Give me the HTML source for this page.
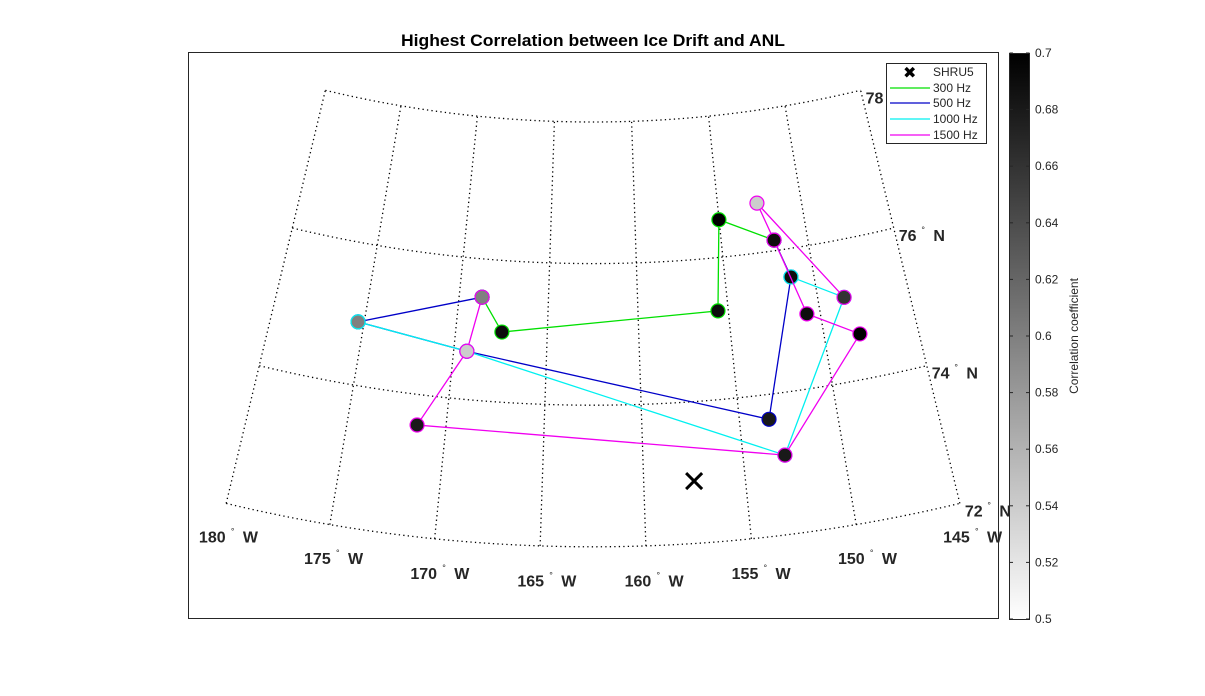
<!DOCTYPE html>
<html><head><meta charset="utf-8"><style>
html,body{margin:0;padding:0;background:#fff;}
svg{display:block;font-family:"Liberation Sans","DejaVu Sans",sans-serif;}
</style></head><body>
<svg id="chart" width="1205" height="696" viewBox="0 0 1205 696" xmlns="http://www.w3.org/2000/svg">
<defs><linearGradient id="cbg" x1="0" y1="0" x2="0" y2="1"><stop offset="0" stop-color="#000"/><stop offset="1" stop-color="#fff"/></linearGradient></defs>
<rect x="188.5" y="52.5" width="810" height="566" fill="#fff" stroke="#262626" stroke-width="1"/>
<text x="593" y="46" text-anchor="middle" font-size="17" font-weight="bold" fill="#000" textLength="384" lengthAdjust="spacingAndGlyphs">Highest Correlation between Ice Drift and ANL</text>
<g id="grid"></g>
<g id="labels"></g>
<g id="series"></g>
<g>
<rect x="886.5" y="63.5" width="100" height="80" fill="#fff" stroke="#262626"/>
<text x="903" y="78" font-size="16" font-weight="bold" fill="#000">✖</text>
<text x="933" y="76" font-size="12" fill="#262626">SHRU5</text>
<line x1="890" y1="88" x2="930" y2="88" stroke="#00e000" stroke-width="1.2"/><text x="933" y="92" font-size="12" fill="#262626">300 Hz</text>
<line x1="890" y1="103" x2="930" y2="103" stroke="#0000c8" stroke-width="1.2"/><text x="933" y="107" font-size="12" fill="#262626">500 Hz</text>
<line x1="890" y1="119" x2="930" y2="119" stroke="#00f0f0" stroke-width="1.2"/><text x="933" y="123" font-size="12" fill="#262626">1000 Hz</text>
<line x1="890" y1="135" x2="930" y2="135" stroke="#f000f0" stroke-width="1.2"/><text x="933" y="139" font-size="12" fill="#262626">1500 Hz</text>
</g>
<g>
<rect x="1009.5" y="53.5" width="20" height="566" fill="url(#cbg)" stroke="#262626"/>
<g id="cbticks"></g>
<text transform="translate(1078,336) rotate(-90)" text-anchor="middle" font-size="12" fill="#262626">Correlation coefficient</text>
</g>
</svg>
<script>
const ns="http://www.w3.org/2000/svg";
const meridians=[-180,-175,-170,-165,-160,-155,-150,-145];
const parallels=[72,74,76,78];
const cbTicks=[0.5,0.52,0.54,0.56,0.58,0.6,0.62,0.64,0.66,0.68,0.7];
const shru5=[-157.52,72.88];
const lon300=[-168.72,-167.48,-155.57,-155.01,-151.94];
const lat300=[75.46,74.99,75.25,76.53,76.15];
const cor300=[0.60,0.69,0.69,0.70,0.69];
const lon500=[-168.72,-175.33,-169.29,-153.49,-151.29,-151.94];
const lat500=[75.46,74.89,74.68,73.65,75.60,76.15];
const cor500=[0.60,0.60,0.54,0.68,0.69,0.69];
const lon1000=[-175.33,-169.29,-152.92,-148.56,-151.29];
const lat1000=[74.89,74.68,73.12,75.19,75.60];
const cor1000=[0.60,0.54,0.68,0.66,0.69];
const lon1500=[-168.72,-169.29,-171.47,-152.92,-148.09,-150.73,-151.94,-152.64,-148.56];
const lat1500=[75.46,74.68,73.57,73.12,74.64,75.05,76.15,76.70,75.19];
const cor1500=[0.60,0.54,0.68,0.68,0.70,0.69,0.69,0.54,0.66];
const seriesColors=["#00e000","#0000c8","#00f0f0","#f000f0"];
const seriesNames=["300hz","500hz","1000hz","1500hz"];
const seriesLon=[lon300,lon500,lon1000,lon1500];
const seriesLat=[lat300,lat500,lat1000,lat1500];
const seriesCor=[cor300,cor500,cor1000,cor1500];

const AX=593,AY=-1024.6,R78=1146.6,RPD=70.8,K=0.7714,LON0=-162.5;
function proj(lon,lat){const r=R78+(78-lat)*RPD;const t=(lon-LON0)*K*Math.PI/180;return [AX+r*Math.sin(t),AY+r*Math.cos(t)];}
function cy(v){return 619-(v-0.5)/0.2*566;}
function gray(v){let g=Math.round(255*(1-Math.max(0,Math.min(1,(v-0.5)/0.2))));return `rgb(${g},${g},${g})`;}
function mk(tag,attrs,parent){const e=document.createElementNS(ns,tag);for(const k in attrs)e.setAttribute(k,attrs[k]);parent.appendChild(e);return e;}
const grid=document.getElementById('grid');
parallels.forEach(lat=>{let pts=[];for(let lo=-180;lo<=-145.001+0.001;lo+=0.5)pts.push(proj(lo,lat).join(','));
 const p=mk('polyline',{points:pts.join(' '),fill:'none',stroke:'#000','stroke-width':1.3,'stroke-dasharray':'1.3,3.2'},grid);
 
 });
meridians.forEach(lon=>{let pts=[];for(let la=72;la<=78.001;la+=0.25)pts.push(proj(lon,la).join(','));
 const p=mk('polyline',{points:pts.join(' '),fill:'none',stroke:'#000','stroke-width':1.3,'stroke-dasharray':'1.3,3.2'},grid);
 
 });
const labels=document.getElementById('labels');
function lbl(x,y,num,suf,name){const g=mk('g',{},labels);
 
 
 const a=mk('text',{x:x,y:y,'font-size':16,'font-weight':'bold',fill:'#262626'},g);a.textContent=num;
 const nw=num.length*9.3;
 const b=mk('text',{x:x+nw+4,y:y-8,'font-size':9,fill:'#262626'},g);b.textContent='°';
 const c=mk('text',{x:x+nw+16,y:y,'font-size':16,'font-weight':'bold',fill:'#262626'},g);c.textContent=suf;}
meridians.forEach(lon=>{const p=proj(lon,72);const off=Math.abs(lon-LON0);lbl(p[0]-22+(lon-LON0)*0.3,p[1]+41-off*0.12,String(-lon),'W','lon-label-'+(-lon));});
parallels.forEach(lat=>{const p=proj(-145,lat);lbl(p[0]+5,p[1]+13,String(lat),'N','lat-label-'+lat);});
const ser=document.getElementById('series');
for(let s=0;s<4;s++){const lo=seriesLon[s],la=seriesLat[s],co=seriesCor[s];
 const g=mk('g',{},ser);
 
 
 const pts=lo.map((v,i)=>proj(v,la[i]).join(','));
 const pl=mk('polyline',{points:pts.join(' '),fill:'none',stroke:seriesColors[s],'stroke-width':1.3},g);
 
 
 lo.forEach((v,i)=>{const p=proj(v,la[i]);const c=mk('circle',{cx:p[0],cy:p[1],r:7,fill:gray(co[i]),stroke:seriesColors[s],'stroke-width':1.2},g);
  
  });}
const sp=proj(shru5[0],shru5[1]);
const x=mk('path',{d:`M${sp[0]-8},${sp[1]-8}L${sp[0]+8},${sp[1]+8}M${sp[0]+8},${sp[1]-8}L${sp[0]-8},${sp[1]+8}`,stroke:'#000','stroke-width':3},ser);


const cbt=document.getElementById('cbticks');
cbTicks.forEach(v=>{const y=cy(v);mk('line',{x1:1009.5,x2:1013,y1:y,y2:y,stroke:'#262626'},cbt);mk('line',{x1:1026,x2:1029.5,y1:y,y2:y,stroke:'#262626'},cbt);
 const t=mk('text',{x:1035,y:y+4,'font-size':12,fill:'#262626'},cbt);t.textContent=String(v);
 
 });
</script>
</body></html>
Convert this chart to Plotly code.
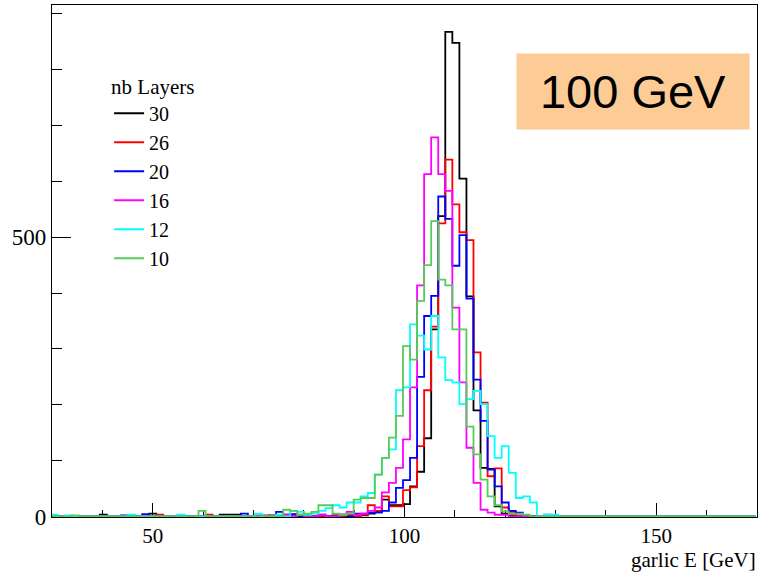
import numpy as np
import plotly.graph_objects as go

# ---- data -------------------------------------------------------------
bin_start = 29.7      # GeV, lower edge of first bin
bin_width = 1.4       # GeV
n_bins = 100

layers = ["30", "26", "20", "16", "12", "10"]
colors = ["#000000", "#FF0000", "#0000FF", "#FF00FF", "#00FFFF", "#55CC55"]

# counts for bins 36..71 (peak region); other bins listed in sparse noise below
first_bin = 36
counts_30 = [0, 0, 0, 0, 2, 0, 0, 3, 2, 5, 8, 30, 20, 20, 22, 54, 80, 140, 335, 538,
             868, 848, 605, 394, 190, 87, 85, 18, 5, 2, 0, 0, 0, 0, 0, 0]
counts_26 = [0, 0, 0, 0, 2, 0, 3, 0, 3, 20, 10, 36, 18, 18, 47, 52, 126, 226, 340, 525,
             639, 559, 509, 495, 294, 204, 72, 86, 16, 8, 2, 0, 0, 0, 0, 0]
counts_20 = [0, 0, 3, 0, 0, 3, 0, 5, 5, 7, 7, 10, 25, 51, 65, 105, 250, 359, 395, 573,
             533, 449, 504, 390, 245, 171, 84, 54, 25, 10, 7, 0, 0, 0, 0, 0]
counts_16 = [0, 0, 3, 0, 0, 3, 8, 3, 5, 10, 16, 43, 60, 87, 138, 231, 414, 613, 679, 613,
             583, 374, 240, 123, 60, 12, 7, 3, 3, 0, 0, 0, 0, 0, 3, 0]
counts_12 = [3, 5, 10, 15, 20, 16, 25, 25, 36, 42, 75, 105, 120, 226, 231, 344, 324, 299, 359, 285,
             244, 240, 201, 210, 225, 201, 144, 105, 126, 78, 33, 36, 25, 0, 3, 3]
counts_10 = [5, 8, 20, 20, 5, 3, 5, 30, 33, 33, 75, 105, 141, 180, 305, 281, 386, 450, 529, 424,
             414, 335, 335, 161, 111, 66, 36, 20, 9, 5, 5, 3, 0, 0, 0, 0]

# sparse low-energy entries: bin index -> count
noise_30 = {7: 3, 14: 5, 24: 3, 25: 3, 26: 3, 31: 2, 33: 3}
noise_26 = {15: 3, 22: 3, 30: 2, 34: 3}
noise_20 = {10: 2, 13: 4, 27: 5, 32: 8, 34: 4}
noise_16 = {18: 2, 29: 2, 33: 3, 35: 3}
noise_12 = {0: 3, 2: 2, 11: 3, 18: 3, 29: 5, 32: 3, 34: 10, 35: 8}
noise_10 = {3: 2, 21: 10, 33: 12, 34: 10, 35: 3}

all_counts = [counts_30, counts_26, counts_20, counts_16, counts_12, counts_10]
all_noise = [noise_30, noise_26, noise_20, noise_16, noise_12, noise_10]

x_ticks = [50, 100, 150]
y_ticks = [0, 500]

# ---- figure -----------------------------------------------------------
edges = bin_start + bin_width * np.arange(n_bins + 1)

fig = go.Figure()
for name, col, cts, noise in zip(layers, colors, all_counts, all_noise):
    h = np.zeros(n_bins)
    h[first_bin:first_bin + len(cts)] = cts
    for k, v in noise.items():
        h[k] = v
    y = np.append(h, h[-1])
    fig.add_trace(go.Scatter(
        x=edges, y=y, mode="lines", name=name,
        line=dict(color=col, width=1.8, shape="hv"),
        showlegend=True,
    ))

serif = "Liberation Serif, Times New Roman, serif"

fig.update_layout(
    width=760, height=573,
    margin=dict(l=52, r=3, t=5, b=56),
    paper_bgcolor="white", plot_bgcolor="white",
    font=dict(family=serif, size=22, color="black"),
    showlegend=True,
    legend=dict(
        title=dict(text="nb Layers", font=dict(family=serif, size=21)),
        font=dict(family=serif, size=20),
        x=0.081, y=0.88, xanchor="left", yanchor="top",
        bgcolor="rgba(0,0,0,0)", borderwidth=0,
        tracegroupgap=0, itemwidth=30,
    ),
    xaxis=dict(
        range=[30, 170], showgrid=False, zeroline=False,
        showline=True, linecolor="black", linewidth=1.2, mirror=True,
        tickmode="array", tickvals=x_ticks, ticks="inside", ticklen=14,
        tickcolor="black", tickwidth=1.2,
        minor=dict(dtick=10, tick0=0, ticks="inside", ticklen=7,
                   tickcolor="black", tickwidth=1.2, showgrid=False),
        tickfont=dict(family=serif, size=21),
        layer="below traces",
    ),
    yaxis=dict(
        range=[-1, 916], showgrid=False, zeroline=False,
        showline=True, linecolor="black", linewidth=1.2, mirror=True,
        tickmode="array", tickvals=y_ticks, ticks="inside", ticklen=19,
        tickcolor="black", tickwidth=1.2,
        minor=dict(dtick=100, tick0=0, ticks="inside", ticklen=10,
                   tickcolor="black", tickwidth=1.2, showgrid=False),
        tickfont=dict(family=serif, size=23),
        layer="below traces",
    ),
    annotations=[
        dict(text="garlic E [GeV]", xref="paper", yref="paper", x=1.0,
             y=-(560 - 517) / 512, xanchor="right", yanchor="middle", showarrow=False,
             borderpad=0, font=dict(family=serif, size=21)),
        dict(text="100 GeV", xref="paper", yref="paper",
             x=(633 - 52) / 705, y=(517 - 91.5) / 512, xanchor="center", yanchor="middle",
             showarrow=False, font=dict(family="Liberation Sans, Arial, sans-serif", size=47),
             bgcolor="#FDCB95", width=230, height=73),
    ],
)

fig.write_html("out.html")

────────────────────

Give the lines above again exactly, from the one containing "Convert this chart to Plotly code." to the one containing "edges = bin_start", both included, but leave out the pictures.

Exercise solution
Convert this chart to Plotly code.
import numpy as np
import plotly.graph_objects as go

# ---- data -------------------------------------------------------------
bin_start = 29.7      # GeV, lower edge of first bin
bin_width = 1.4       # GeV
n_bins = 100

layers = ["30", "26", "20", "16", "12", "10"]
colors = ["#000000", "#FF0000", "#0000FF", "#FF00FF", "#00FFFF", "#55CC55"]

# counts for bins 36..71 (peak region); other bins listed in sparse noise below
first_bin = 36
counts_30 = [0, 0, 0, 0, 2, 0, 0, 3, 2, 5, 8, 30, 20, 20, 22, 54, 80, 140, 335, 538,
             868, 848, 605, 394, 190, 87, 85, 18, 5, 2, 0, 0, 0, 0, 0, 0]
counts_26 = [0, 0, 0, 0, 2, 0, 3, 0, 3, 20, 10, 36, 18, 18, 47, 52, 126, 226, 340, 525,
             639, 559, 509, 495, 294, 204, 72, 86, 16, 8, 2, 0, 0, 0, 0, 0]
counts_20 = [0, 0, 3, 0, 0, 3, 0, 5, 5, 7, 7, 10, 25, 51, 65, 105, 250, 359, 395, 573,
             533, 449, 504, 390, 245, 171, 84, 54, 25, 10, 7, 0, 0, 0, 0, 0]
counts_16 = [0, 0, 3, 0, 0, 3, 8, 3, 5, 10, 16, 43, 60, 87, 138, 231, 414, 613, 679, 613,
             583, 374, 240, 123, 60, 12, 7, 3, 3, 0, 0, 0, 0, 0, 3, 0]
counts_12 = [3, 5, 10, 15, 20, 16, 25, 25, 36, 42, 75, 105, 120, 226, 231, 344, 324, 299, 359, 285,
             244, 240, 201, 210, 225, 201, 144, 105, 126, 78, 33, 36, 25, 0, 3, 3]
counts_10 = [5, 8, 20, 20, 5, 3, 5, 30, 33, 33, 75, 105, 141, 180, 305, 281, 386, 450, 529, 424,
             414, 335, 335, 161, 111, 66, 36, 20, 9, 5, 5, 3, 0, 0, 0, 0]

# sparse low-energy entries: bin index -> count
noise_30 = {7: 3, 14: 5, 24: 3, 25: 3, 26: 3, 31: 2, 33: 3}
noise_26 = {15: 3, 22: 3, 30: 2, 34: 3}
noise_20 = {10: 2, 13: 4, 27: 5, 32: 8, 34: 4}
noise_16 = {18: 2, 29: 2, 33: 3, 35: 3}
noise_12 = {0: 3, 2: 2, 11: 3, 18: 3, 29: 5, 32: 3, 34: 10, 35: 8}
noise_10 = {3: 2, 21: 10, 33: 12, 34: 10, 35: 3}

all_counts = [counts_30, counts_26, counts_20, counts_16, counts_12, counts_10]
all_noise = [noise_30, noise_26, noise_20, noise_16, noise_12, noise_10]

x_ticks = [50, 100, 150]
y_ticks = [0, 500]

# ---- figure -----------------------------------------------------------
edges = bin_start + bin_width * np.arange(n_bins + 1)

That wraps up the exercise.